* START *
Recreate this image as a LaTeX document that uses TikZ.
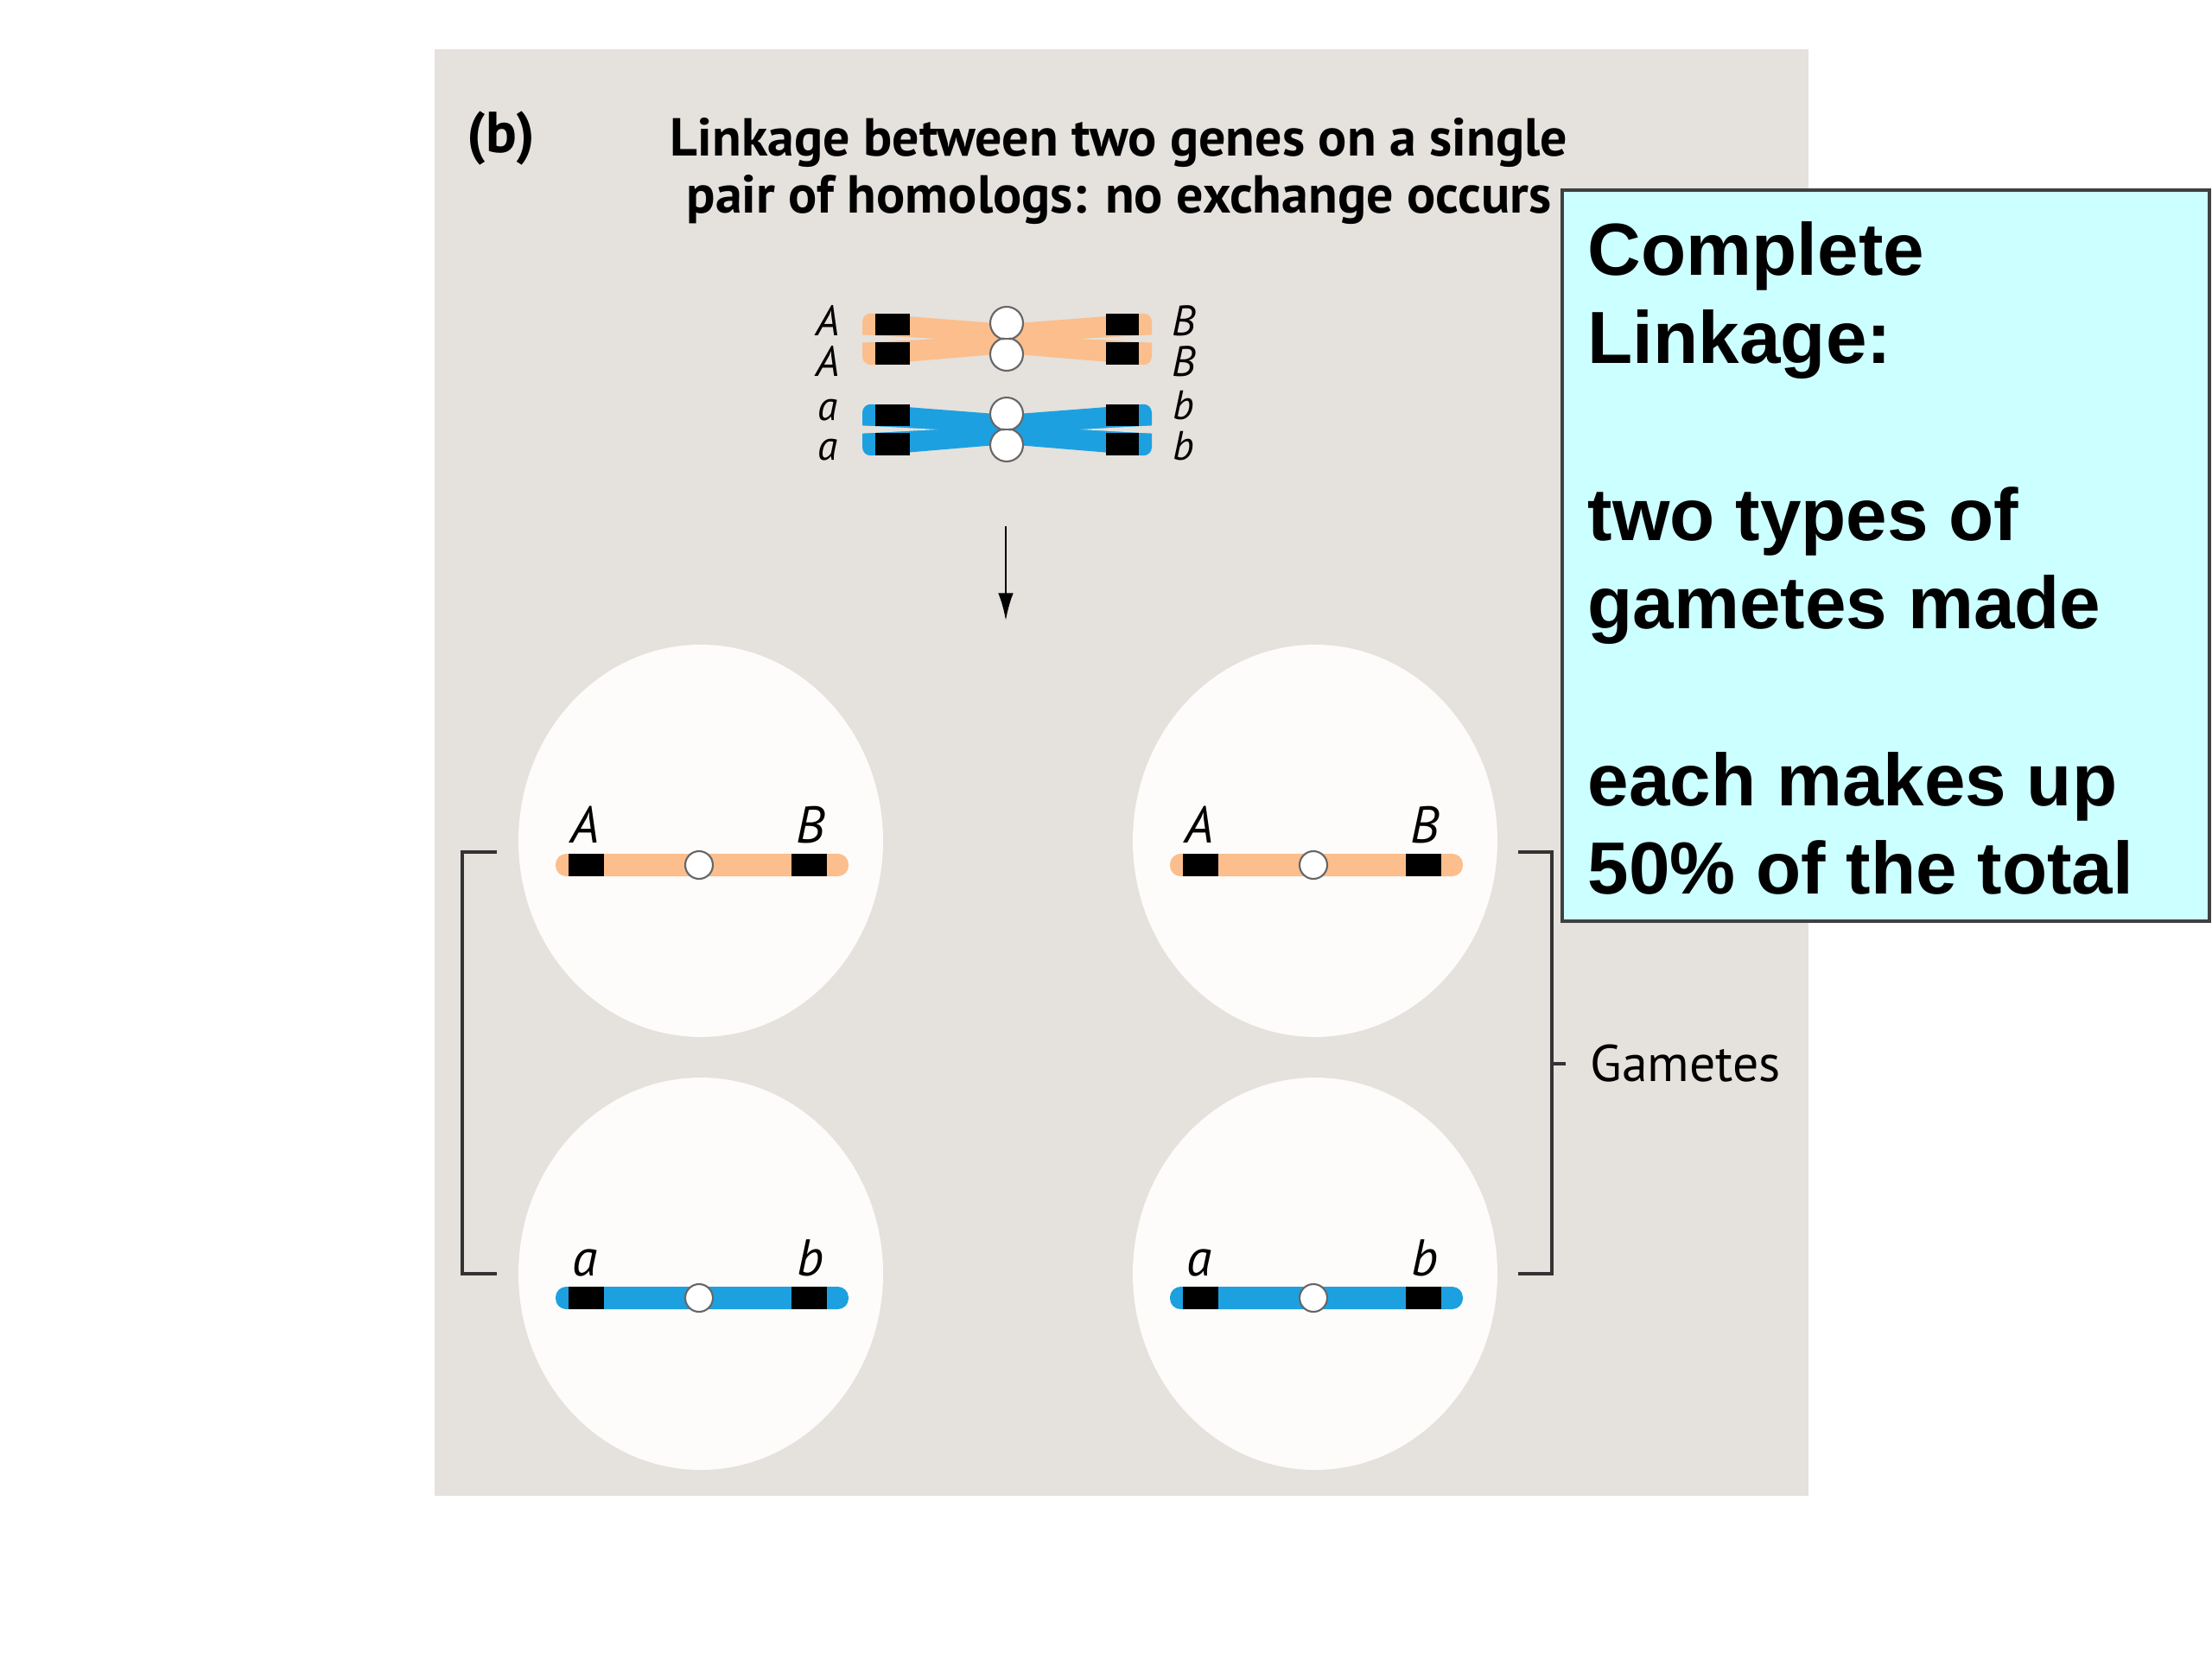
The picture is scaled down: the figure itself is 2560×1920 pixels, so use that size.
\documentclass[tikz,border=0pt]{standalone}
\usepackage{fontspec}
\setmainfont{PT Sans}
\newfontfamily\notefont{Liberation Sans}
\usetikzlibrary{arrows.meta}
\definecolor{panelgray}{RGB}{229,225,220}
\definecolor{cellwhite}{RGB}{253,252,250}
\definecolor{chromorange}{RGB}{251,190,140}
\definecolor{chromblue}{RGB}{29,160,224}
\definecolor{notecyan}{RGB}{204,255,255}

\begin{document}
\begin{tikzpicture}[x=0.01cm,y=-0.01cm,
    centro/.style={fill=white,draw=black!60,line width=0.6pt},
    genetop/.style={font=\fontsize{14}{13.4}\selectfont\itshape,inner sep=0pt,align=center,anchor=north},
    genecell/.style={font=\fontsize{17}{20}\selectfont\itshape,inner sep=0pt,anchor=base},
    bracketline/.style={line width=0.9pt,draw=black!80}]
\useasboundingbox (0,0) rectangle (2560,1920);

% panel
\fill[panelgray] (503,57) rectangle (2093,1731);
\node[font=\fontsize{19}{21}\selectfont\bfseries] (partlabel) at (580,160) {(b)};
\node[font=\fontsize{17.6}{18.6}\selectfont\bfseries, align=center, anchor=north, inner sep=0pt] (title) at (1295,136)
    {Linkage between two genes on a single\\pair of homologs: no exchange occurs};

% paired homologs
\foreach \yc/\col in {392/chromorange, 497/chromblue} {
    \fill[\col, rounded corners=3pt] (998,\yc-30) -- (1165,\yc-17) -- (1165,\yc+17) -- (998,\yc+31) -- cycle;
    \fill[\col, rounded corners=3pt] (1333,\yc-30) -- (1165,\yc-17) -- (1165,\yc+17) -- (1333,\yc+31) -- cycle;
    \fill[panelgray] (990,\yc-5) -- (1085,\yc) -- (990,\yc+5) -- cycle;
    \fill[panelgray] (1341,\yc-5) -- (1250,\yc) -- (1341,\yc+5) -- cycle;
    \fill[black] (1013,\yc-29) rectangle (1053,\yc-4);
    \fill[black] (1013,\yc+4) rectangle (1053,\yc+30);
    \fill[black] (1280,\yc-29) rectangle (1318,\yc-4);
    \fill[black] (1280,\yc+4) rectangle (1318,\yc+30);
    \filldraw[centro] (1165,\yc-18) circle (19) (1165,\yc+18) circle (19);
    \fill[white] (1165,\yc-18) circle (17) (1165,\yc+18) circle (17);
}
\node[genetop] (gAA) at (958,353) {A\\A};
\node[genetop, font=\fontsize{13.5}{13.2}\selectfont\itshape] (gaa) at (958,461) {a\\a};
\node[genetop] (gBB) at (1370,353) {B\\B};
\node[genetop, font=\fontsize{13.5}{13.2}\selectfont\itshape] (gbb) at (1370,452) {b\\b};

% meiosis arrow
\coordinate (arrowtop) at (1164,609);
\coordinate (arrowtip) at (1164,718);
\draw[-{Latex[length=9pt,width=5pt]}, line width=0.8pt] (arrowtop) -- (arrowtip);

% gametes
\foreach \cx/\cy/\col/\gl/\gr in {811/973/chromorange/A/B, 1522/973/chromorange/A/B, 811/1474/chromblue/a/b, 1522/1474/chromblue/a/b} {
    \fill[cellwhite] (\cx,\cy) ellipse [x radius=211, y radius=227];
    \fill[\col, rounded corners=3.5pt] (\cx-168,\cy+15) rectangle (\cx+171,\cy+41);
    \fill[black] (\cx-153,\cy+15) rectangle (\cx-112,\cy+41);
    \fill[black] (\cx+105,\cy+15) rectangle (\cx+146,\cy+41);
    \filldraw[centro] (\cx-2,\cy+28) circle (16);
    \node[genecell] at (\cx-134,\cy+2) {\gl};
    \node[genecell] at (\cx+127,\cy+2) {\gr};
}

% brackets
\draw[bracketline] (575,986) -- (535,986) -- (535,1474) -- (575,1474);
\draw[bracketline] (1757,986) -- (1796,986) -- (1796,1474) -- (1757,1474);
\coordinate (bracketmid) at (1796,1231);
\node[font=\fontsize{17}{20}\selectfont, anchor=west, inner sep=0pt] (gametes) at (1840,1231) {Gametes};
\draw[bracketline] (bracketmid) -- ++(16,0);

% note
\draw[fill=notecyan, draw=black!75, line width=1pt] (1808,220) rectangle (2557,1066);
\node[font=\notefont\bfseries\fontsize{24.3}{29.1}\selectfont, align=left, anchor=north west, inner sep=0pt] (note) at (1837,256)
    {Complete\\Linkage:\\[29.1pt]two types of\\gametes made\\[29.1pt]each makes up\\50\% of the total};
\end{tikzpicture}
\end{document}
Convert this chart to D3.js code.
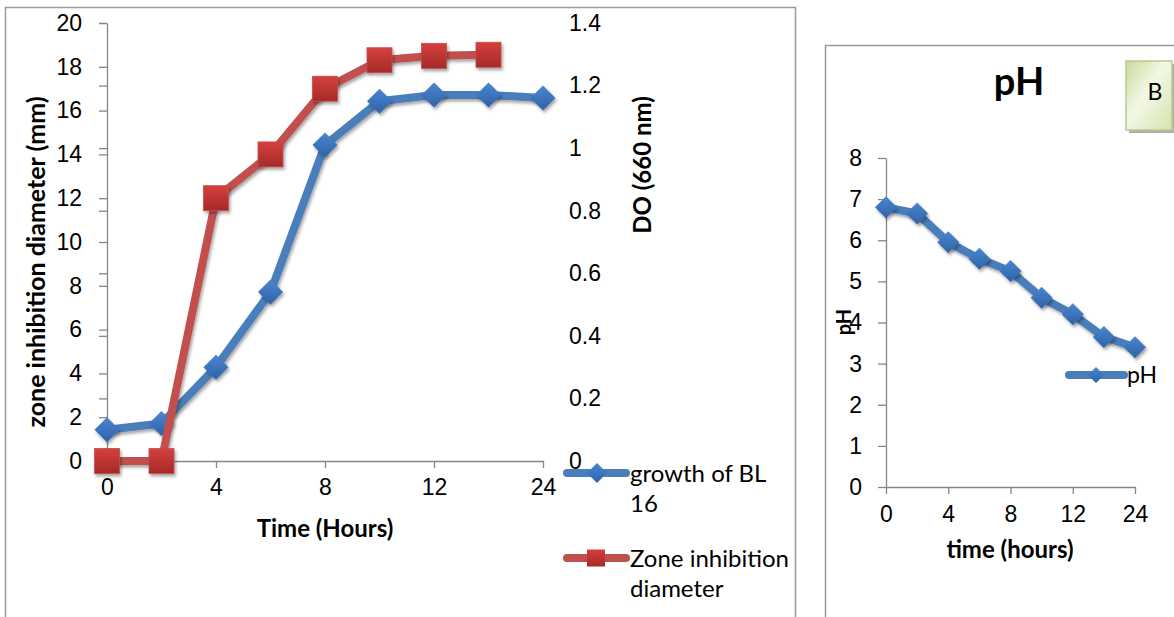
* END *
* [What is needed]:
Reproduce each line word for word and drop the pictures.

* [Complete response]:
Recreate this image as a LaTeX document that uses TikZ.
The picture is scaled down: the figure itself is 2560×1920 pixels, so use that size.
\documentclass[tikz,border=0pt]{standalone}
\usepackage{fontspec}
\setmainfont{PT Sans}
\newfontfamily\notefont{Liberation Sans}
\usetikzlibrary{arrows.meta}
\definecolor{panelgray}{RGB}{229,225,220}
\definecolor{cellwhite}{RGB}{253,252,250}
\definecolor{chromorange}{RGB}{251,190,140}
\definecolor{chromblue}{RGB}{29,160,224}
\definecolor{notecyan}{RGB}{204,255,255}

\begin{document}
\begin{tikzpicture}[x=0.01cm,y=-0.01cm,
    centro/.style={fill=white,draw=black!60,line width=0.6pt},
    genetop/.style={font=\fontsize{14}{13.4}\selectfont\itshape,inner sep=0pt,align=center,anchor=north},
    genecell/.style={font=\fontsize{17}{20}\selectfont\itshape,inner sep=0pt,anchor=base},
    bracketline/.style={line width=0.9pt,draw=black!80}]
\useasboundingbox (0,0) rectangle (2560,1920);

% panel
\fill[panelgray] (503,57) rectangle (2093,1731);
\node[font=\fontsize{19}{21}\selectfont\bfseries] (partlabel) at (580,160) {(b)};
\node[font=\fontsize{17.6}{18.6}\selectfont\bfseries, align=center, anchor=north, inner sep=0pt] (title) at (1295,136)
    {Linkage between two genes on a single\\pair of homologs: no exchange occurs};

% paired homologs
\foreach \yc/\col in {392/chromorange, 497/chromblue} {
    \fill[\col, rounded corners=3pt] (998,\yc-30) -- (1165,\yc-17) -- (1165,\yc+17) -- (998,\yc+31) -- cycle;
    \fill[\col, rounded corners=3pt] (1333,\yc-30) -- (1165,\yc-17) -- (1165,\yc+17) -- (1333,\yc+31) -- cycle;
    \fill[panelgray] (990,\yc-5) -- (1085,\yc) -- (990,\yc+5) -- cycle;
    \fill[panelgray] (1341,\yc-5) -- (1250,\yc) -- (1341,\yc+5) -- cycle;
    \fill[black] (1013,\yc-29) rectangle (1053,\yc-4);
    \fill[black] (1013,\yc+4) rectangle (1053,\yc+30);
    \fill[black] (1280,\yc-29) rectangle (1318,\yc-4);
    \fill[black] (1280,\yc+4) rectangle (1318,\yc+30);
    \filldraw[centro] (1165,\yc-18) circle (19) (1165,\yc+18) circle (19);
    \fill[white] (1165,\yc-18) circle (17) (1165,\yc+18) circle (17);
}
\node[genetop] (gAA) at (958,353) {A\\A};
\node[genetop, font=\fontsize{13.5}{13.2}\selectfont\itshape] (gaa) at (958,461) {a\\a};
\node[genetop] (gBB) at (1370,353) {B\\B};
\node[genetop, font=\fontsize{13.5}{13.2}\selectfont\itshape] (gbb) at (1370,452) {b\\b};

% meiosis arrow
\coordinate (arrowtop) at (1164,609);
\coordinate (arrowtip) at (1164,718);
\draw[-{Latex[length=9pt,width=5pt]}, line width=0.8pt] (arrowtop) -- (arrowtip);

% gametes
\foreach \cx/\cy/\col/\gl/\gr in {811/973/chromorange/A/B, 1522/973/chromorange/A/B, 811/1474/chromblue/a/b, 1522/1474/chromblue/a/b} {
    \fill[cellwhite] (\cx,\cy) ellipse [x radius=211, y radius=227];
    \fill[\col, rounded corners=3.5pt] (\cx-168,\cy+15) rectangle (\cx+171,\cy+41);
    \fill[black] (\cx-153,\cy+15) rectangle (\cx-112,\cy+41);
    \fill[black] (\cx+105,\cy+15) rectangle (\cx+146,\cy+41);
    \filldraw[centro] (\cx-2,\cy+28) circle (16);
    \node[genecell] at (\cx-134,\cy+2) {\gl};
    \node[genecell] at (\cx+127,\cy+2) {\gr};
}

% brackets
\draw[bracketline] (575,986) -- (535,986) -- (535,1474) -- (575,1474);
\draw[bracketline] (1757,986) -- (1796,986) -- (1796,1474) -- (1757,1474);
\coordinate (bracketmid) at (1796,1231);
\node[font=\fontsize{17}{20}\selectfont, anchor=west, inner sep=0pt] (gametes) at (1840,1231) {Gametes};
\draw[bracketline] (bracketmid) -- ++(16,0);

% note
\draw[fill=notecyan, draw=black!75, line width=1pt] (1808,220) rectangle (2557,1066);
\node[font=\notefont\bfseries\fontsize{24.3}{29.1}\selectfont, align=left, anchor=north west, inner sep=0pt] (note) at (1837,256)
    {Complete\\Linkage:\\[29.1pt]two types of\\gametes made\\[29.1pt]each makes up\\50\% of the total};
\end{tikzpicture}
\end{document}
Convert this chart to D3.js code.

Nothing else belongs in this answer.